When I arrived and we were leaving the airport, she needed to grab my arm to go down the stairs. She told me what was wrong with her eyes but I didn't understand the vocabulary.. we looked it up when we got home-- cataracts. This was tough for me to accept. I know cataracts aren't the end of the world. She's having the lazer procedure in a few weeks. But she couldn't quilt. I traveled all the way there and the only thing I really wanted to do was sit and quilt with her every day, and she couldn't quilt. I wanted to show her things and she couldn't see them. My little Moo cards-- just a blur. I could see it hurt her not to be able to see and share things with me.

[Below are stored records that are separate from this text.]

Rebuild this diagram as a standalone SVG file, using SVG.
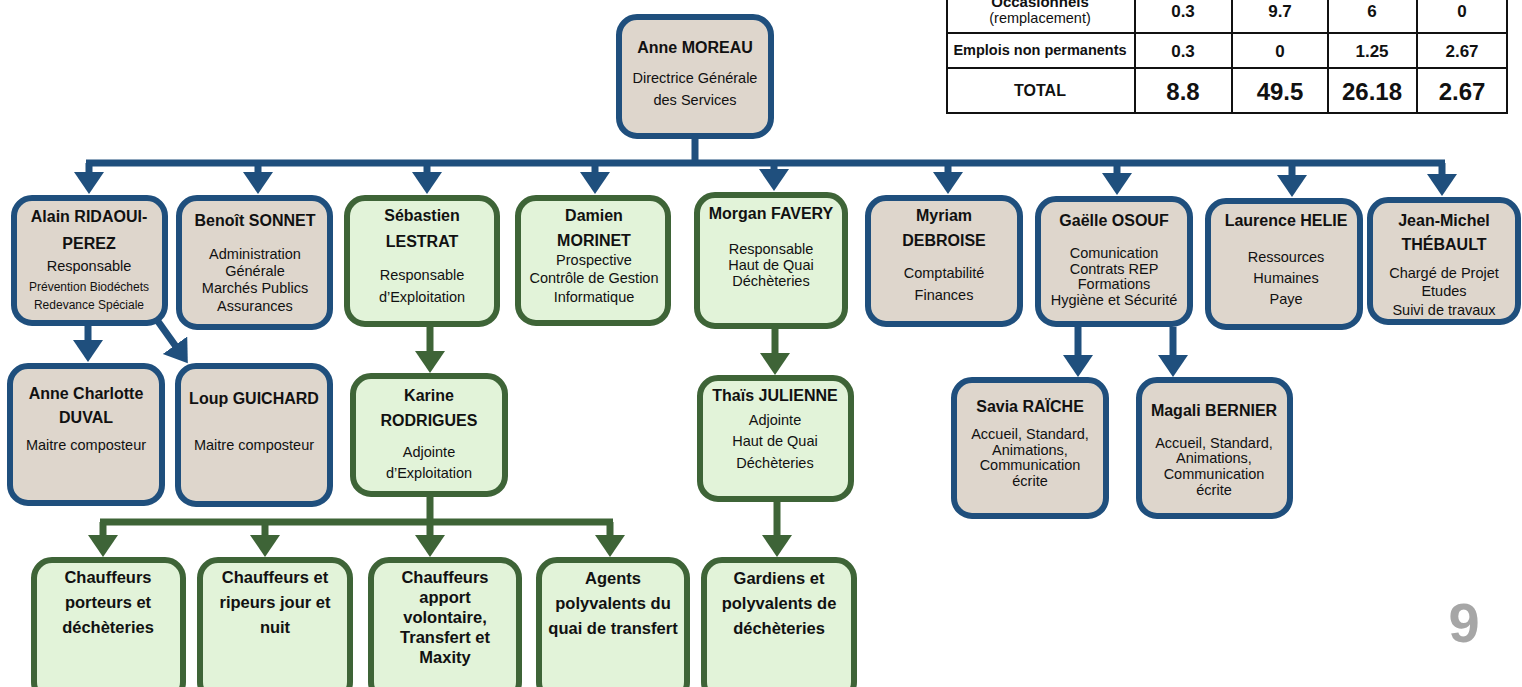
<svg xmlns="http://www.w3.org/2000/svg" width="1522" height="687" viewBox="0 0 1522 687">
<style>
text{font-family:"Liberation Sans",Arial,sans-serif;fill:#111;text-anchor:middle}
.nm{font-weight:bold;font-size:16px}
.bd{font-size:14.5px}
.sm{font-size:12px}
.bt{font-weight:bold;font-size:16.5px}
.bb rect{fill:#ded6cc;stroke:#1f4f7d;stroke-width:6}
.gb rect{fill:#e2f3d9;stroke:#3e6437;stroke-width:6}
.cb{stroke:#1f4f7d;stroke-width:7;fill:none}
.cg{stroke:#3e6437;stroke-width:7;fill:none}
.cb line{marker-end:url(#ab)}
.cg line{marker-end:url(#ag)}
.tb{stroke:#111;stroke-width:2;fill:none}
.tn{font-weight:bold;font-size:17px}
.tt{font-weight:bold;font-size:24px}
</style>
<defs>
<marker id="ab" markerUnits="userSpaceOnUse" markerWidth="24" markerHeight="32" refX="12" refY="15" orient="auto" viewBox="0 0 24 32"><path d="M0,0 L22,15 L0,30 z" fill="#1f4f7d"/></marker>
<marker id="ag" markerUnits="userSpaceOnUse" markerWidth="24" markerHeight="32" refX="12" refY="15" orient="auto" viewBox="0 0 24 32"><path d="M0,0 L22,15 L0,30 z" fill="#3e6437"/></marker>
</defs>
<rect width="1522" height="687" fill="#fff"/>

<!-- table -->
<g id="table">
<rect class="tb" x="947" y="-10" width="560" height="123"/>
<line class="tb" x1="947" y1="33" x2="1507" y2="33"/>
<line class="tb" x1="947" y1="68" x2="1507" y2="68"/>
<line class="tb" x1="1135" y1="-10" x2="1135" y2="113"/>
<line class="tb" x1="1232" y1="-10" x2="1232" y2="113"/>
<line class="tb" x1="1328" y1="-10" x2="1328" y2="113"/>
<line class="tb" x1="1417" y1="-10" x2="1417" y2="113"/>
<text class="tn" x="1040" y="7" style="font-size:15px">Occasionnels</text>
<text class="bd" x="1040" y="23">(remplacement)</text>
<text class="tn" x="1183" y="17">0.3</text>
<text class="tn" x="1280" y="17">9.7</text>
<text class="tn" x="1372" y="17">6</text>
<text class="tn" x="1462" y="17">0</text>
<text class="tn" x="1040" y="55" style="font-size:14.5px">Emplois non permanents</text>
<text class="tn" x="1183" y="57">0.3</text>
<text class="tn" x="1280" y="57">0</text>
<text class="tn" x="1372" y="57">1.25</text>
<text class="tn" x="1462" y="57">2.67</text>
<text class="tn" x="1040" y="96" style="font-size:16px">TOTAL</text>
<text class="tt" x="1183" y="100">8.8</text>
<text class="tt" x="1280" y="100">49.5</text>
<text class="tt" x="1372" y="100">26.18</text>
<text class="tt" x="1462" y="100">2.67</text>
</g>

<!-- connectors -->
<g id="connectors">
<g class="cb">
<path d="M695,139 V163 M86,163 H1445"/>
<line x1="89" y1="163" x2="89" y2="184"/>
<line x1="258" y1="163" x2="258" y2="184"/>
<line x1="427" y1="163" x2="427" y2="184"/>
<line x1="595" y1="163" x2="595" y2="184"/>
<line x1="774" y1="163" x2="774" y2="181"/>
<line x1="948" y1="163" x2="948" y2="184"/>
<line x1="1117" y1="163" x2="1117" y2="185"/>
<line x1="1292" y1="163" x2="1292" y2="187"/>
<line x1="1442" y1="163" x2="1442" y2="186"/>
<line x1="88" y1="326" x2="88" y2="352"/>
<line x1="157" y1="320" x2="182" y2="355"/>
<line x1="1078" y1="327" x2="1078" y2="367"/>
<line x1="1173" y1="327" x2="1173" y2="367"/>
</g>
<g class="cg">
<line x1="430" y1="327" x2="430" y2="363"/>
<line x1="775" y1="329" x2="775" y2="365"/>
<path d="M430,497 V522 M100,522 H613"/>
<line x1="103" y1="522" x2="103" y2="547"/>
<line x1="265" y1="522" x2="265" y2="547"/>
<line x1="430" y1="522" x2="430" y2="547"/>
<line x1="610" y1="522" x2="610" y2="547"/>
<line x1="777" y1="502" x2="777" y2="547"/>
</g>
</g>

<!-- nodes -->
<g id="n-moreau" class="bb"><rect x="619" y="17" width="152" height="119" rx="18"/>
<text class="nm" x="695" y="53">Anne MOREAU</text>
<text class="bd" x="695" y="83">Directrice Générale</text>
<text class="bd" x="695" y="105">des Services</text></g>

<g id="n-alain" class="bb"><rect x="14" y="198" width="151" height="125" rx="18"/>
<text class="nm" x="89" y="222">Alain RIDAOUI-</text>
<text class="nm" x="89" y="249">PEREZ</text>
<text class="bd" x="89" y="271">Responsable</text>
<text class="sm" x="89" y="291">Prévention Biodéchets</text>
<text class="sm" x="89" y="309">Redevance Spéciale</text></g>

<g id="n-benoit" class="bb"><rect x="179" y="198" width="151" height="129" rx="18"/>
<text class="nm" x="255" y="226">Benoît SONNET</text>
<text class="bd" x="255" y="259">Administration</text>
<text class="bd" x="255" y="276">Générale</text>
<text class="bd" x="255" y="293">Marchés Publics</text>
<text class="bd" x="255" y="311">Assurances</text></g>

<g id="n-sebastien" class="gb"><rect x="347" y="198" width="150" height="126" rx="18"/>
<text class="nm" x="422" y="221">Sébastien</text>
<text class="nm" x="422" y="247">LESTRAT</text>
<text class="bd" x="422" y="280">Responsable</text>
<text class="bd" x="422" y="302">d’Exploitation</text></g>

<g id="n-damien" class="gb"><rect x="518" y="198" width="150" height="125" rx="18"/>
<text class="nm" x="594" y="221">Damien</text>
<text class="nm" x="594" y="246">MORINET</text>
<text class="bd" x="594" y="265">Prospective</text>
<text class="bd" x="594" y="283">Contrôle de Gestion</text>
<text class="bd" x="594" y="302">Informatique</text></g>

<g id="n-morgan" class="gb"><rect x="697" y="195" width="148" height="131" rx="18"/>
<text class="nm" x="771" y="219">Morgan FAVERY</text>
<text class="bd" x="771" y="254">Responsable</text>
<text class="bd" x="771" y="270">Haut de Quai</text>
<text class="bd" x="771" y="286">Déchèteries</text></g>

<g id="n-myriam" class="bb"><rect x="868" y="198" width="152" height="126" rx="18"/>
<text class="nm" x="944" y="221">Myriam</text>
<text class="nm" x="944" y="246">DEBROISE</text>
<text class="bd" x="944" y="278">Comptabilité</text>
<text class="bd" x="944" y="300">Finances</text></g>

<g id="n-gaelle" class="bb"><rect x="1038" y="199" width="152" height="125" rx="18"/>
<text class="nm" x="1114" y="226">Gaëlle OSOUF</text>
<text class="bd" x="1114" y="258">Comunication</text>
<text class="bd" x="1114" y="274">Contrats REP</text>
<text class="bd" x="1114" y="289">Formations</text>
<text class="bd" x="1114" y="305">Hygiène et Sécurité</text></g>

<g id="n-laurence" class="bb"><rect x="1208" y="201" width="152" height="126" rx="18"/>
<text class="nm" x="1286" y="226">Laurence HELIE</text>
<text class="bd" x="1286" y="262">Ressources</text>
<text class="bd" x="1286" y="283">Humaines</text>
<text class="bd" x="1286" y="304">Paye</text></g>

<g id="n-jeanmichel" class="bb"><rect x="1370" y="200" width="148" height="122" rx="18"/>
<text class="nm" x="1444" y="226">Jean-Michel</text>
<text class="nm" x="1444" y="250">THÉBAULT</text>
<text class="bd" x="1444" y="278">Chargé de Projet</text>
<text class="bd" x="1444" y="296">Etudes</text>
<text class="bd" x="1444" y="315">Suivi de travaux</text></g>

<g id="n-annecharlotte" class="bb"><rect x="10" y="366" width="152" height="137" rx="18"/>
<text class="nm" x="86" y="399">Anne Charlotte</text>
<text class="nm" x="86" y="423">DUVAL</text>
<text class="bd" x="86" y="450">Maitre composteur</text></g>

<g id="n-loup" class="bb"><rect x="178" y="366" width="152" height="138" rx="18"/>
<text class="nm" x="254" y="404">Loup GUICHARD</text>
<text class="bd" x="254" y="450">Maitre composteur</text></g>

<g id="n-karine" class="gb"><rect x="353" y="376" width="152" height="118" rx="18"/>
<text class="nm" x="429" y="401">Karine</text>
<text class="nm" x="429" y="426">RODRIGUES</text>
<text class="bd" x="429" y="457">Adjointe</text>
<text class="bd" x="429" y="478">d’Exploitation</text></g>

<g id="n-thais" class="gb"><rect x="700" y="378" width="151" height="121" rx="18"/>
<text class="nm" x="775" y="401">Thaïs JULIENNE</text>
<text class="bd" x="775" y="425">Adjointe</text>
<text class="bd" x="775" y="446">Haut de Quai</text>
<text class="bd" x="775" y="468">Déchèteries</text></g>

<g id="n-savia" class="bb"><rect x="954" y="380" width="152" height="136" rx="18"/>
<text class="nm" x="1030" y="412">Savia RAÏCHE</text>
<text class="bd" x="1030" y="439">Accueil, Standard,</text>
<text class="bd" x="1030" y="455">Animations,</text>
<text class="bd" x="1030" y="470">Communication</text>
<text class="bd" x="1030" y="486">écrite</text></g>

<g id="n-magali" class="bb"><rect x="1139" y="380" width="151" height="136" rx="18"/>
<text class="nm" x="1214" y="416">Magali BERNIER</text>
<text class="bd" x="1214" y="448">Accueil, Standard,</text>
<text class="bd" x="1214" y="463">Animations,</text>
<text class="bd" x="1214" y="479">Communication</text>
<text class="bd" x="1214" y="495">écrite</text></g>

<g id="n-chauffeurs1" class="gb"><rect x="34" y="560" width="149" height="140" rx="18"/>
<text class="bt" x="108" y="583">Chauffeurs</text>
<text class="bt" x="108" y="608">porteurs et</text>
<text class="bt" x="108" y="633">déchèteries</text></g>

<g id="n-chauffeurs2" class="gb"><rect x="200" y="560" width="150" height="140" rx="18"/>
<text class="bt" x="275" y="583">Chauffeurs et</text>
<text class="bt" x="275" y="608">ripeurs jour et</text>
<text class="bt" x="275" y="633">nuit</text></g>

<g id="n-chauffeurs3" class="gb"><rect x="371" y="560" width="148" height="140" rx="18"/>
<text class="bt" x="445" y="583">Chauffeurs</text>
<text class="bt" x="445" y="603">apport</text>
<text class="bt" x="445" y="623">volontaire,</text>
<text class="bt" x="445" y="643">Transfert et</text>
<text class="bt" x="445" y="663">Maxity</text></g>

<g id="n-agents" class="gb"><rect x="539" y="560" width="148" height="140" rx="18"/>
<text class="bt" x="613" y="584">Agents</text>
<text class="bt" x="613" y="609">polyvalents du</text>
<text class="bt" x="613" y="634">quai de transfert</text></g>

<g id="n-gardiens" class="gb"><rect x="704" y="560" width="150" height="140" rx="18"/>
<text class="bt" x="779" y="584">Gardiens et</text>
<text class="bt" x="779" y="609">polyvalents de</text>
<text class="bt" x="779" y="634">déchèteries</text></g>

<text x="1464" y="642" style="font-weight:bold;font-size:56px;fill:#a6a6a6">9</text>
</svg>
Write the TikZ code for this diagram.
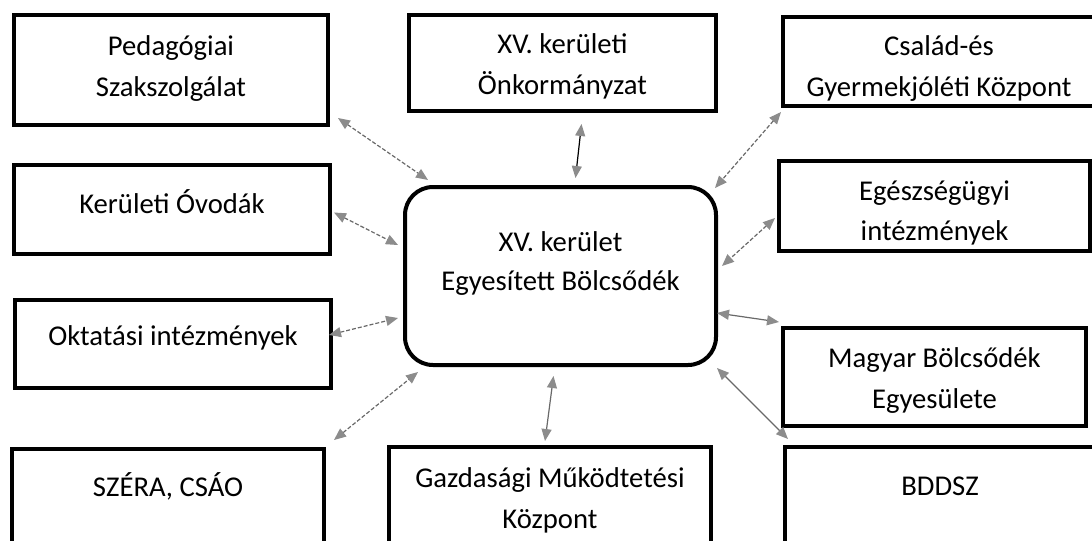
\documentclass[tikz,border=0pt]{standalone}
\usepackage{fontspec}
\setmainfont{Carlito}
\usetikzlibrary{arrows.meta,calc,positioning}
\definecolor{tipgray}{RGB}{140,140,140}
\definecolor{linkgray}{RGB}{105,105,105}
\tikzset{every picture/.style={line width=0.75pt}}
\tikzset{
  box/.style={draw, line width=3pt, inner sep=0pt, fill=white},
  hubbox/.style={box, rounded corners=21pt},
  lbl/.style={anchor=north, inner sep=0pt, align=center, font=\fontsize{21.5}{30.5}\selectfont, execute at begin node=\strut},
  link/.style={<->, >={Triangle[length=9pt,width=7.5pt,color=tipgray]}, draw=linkgray, line width=0.9pt, dash pattern=on 3pt off 1.5pt},
  firm/.style={link, solid, draw=#1},
  firm/.default=linkgray
}

\begin{document}
\begin{tikzpicture}[x=0.75pt,y=0.75pt,yscale=-1,xscale=1]
\useasboundingbox (0,0) rectangle (1092,540);
\clip (0,0) rectangle (1092,540);
%Shape: Rectangle [left column]
\node[box, minimum width=235.5pt, minimum height=82.5pt] (ped) at (171,70) {};
\node[box, minimum width=237pt, minimum height=66.75pt] (ovo) at (172,209.5) {};
\node[box, minimum width=237pt, minimum height=66pt] (okt) at (173,344) {};
\node[box, minimum width=234pt, minimum height=72pt] (szera) at (168,497) {};
%Shape: Rectangle [middle column]
\node[box, minimum width=230.25pt, minimum height=72pt] (onk) at (562.5,63) {};
\node[hubbox, minimum width=233.25pt, minimum height=133.5pt] (hub) at (560.5,276) {};
\node[box, minimum width=241.5pt, minimum height=73.5pt] (gmk) at (550,496) {};
%Shape: Rectangle [right column]
\node[box, minimum width=234pt, minimum height=66.75pt] (csal) at (939,61.5) {};
\node[box, minimum width=233.25pt, minimum height=67.5pt] (eg) at (934.5,206) {};
\node[box, minimum width=227.25pt, minimum height=73.5pt] (mbe) at (934.5,377) {};
\node[box, minimum width=232.5pt, minimum height=73.5pt] (bddsz) at (940,496) {};
% Text Node
\node[lbl] (pedtxt) at ($(ped.north)+(0,22)$) {Pedagógiai\\Szakszolgálat};
% Text Node
\node[lbl] (ovotxt) at ($(ovo.north)+(0,22)$) {Kerületi Óvodák};
% Text Node
\node[lbl] (okttxt) at ($(okt.north)+(0,19)$) {Oktatási intézmények};
% Text Node
\node[lbl] (szeratxt) at ($(szera.north)+(0,21)$) {SZÉRA, CSÁO};
% Text Node
\node[lbl] (onktxt) at ($(onk.north)+(0,20)$) {XV. kerületi\\Önkormányzat};
% Text Node
\node[lbl, font=\fontsize{21.5}{29}\selectfont] (hubtxt) at ($(hub.north)+(0,46)$) {XV. kerület\\Egyesített Bölcsődék};
% Text Node
\node[lbl] (gmktxt) at ($(gmk.north)+(0,22)$) {Gazdasági Működtetési\\Központ};
% Text Node
\node[lbl] (csaltxt) at ($(csal.north)+(0,20)$) {Család-és\\Gyermekjóléti Központ};
% Text Node
\node[lbl] (egtxt) at ($(eg.north)+(0,21)$) {Egészségügyi\\intézmények};
% Text Node
\node[lbl] (mbetxt) at ($(mbe.north)+(0,21)$) {Magyar Bölcsődék\\Egyesülete};
% Text Node
\node[lbl] (bddsztxt) at ($(bddsz.north)+(0,22)$) {BDDSZ};
%Straight Lines
\draw[link] ($(ped.south east)+(8,-9)$) -- ($(hub.north west)+(25,-5)$);
\draw[firm=black] ($(onk.south)+(19,11)$) -- ($(hub.north)+(15,-7)$);
\draw[link] ($(csal.south west)+(0,4)$) -- ($(hub.north east)+(-3,3)$);
\draw[link] ($(ovo.east)+(2,3)$) -- ($(hub.west)+(-5,-31)$);
\draw[link] ($(eg.west)+(-2,12)$) -- ($(hub.east)+(4,-10)$);
\draw[link] ($(okt.east)+(-4,-9)$) -- ($(hub.west)+(-5,42)$);
\draw[firm] ($(mbe.north west)+(-2,-4)$) -- ($(hub.east)+(-1,37)$);
\draw[link] ($(szera.north east)+(8,-7)$) -- ($(hub.south west)+(15,5)$);
\draw[firm] ($(gmk.north)+(-5,-4)$) -- ($(hub.south)+(-7,9)$);
\draw[firm] ($(bddsz.north west)+(5,-6)$) -- ($(hub.south east)+(-1,1)$);
\end{tikzpicture}
\end{document}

I almost felt guilty sitting there piecing my diamond stars every night after dinner, but she was happy to have me there and I was happy to make her happy.
We filled our days with social engagements, shopping trips, cooking and household chores. I didn't even bring up my wedding quilt until I had been there a week. She hadn't been able to work on it in almost a year and had tucked it away for safe keeping. She looked for two days but couldn't find it. I was sad about that too. Sad I couldn't appreciate all the work she had done for me, and sad that I could see the pain she felt because she couldn't do it anymore.
I'm lucky to have her for a friend. She is funny, thoughtful, and generous. In a lot of ways we're a lot alike. On the outside their lifestyle may seem like nothing special, but in a lot of ways her home reminded me of how I grew up. She stretched every penny and happily told you how far it went. Her motto is "ecology and economy" which she'd cheerfully repeat as she reused plastic wrap or emptied the food trash into the compost bin. She reminded me of a lot of things about myself that I had forgotten. That alone made the trip worth every penny.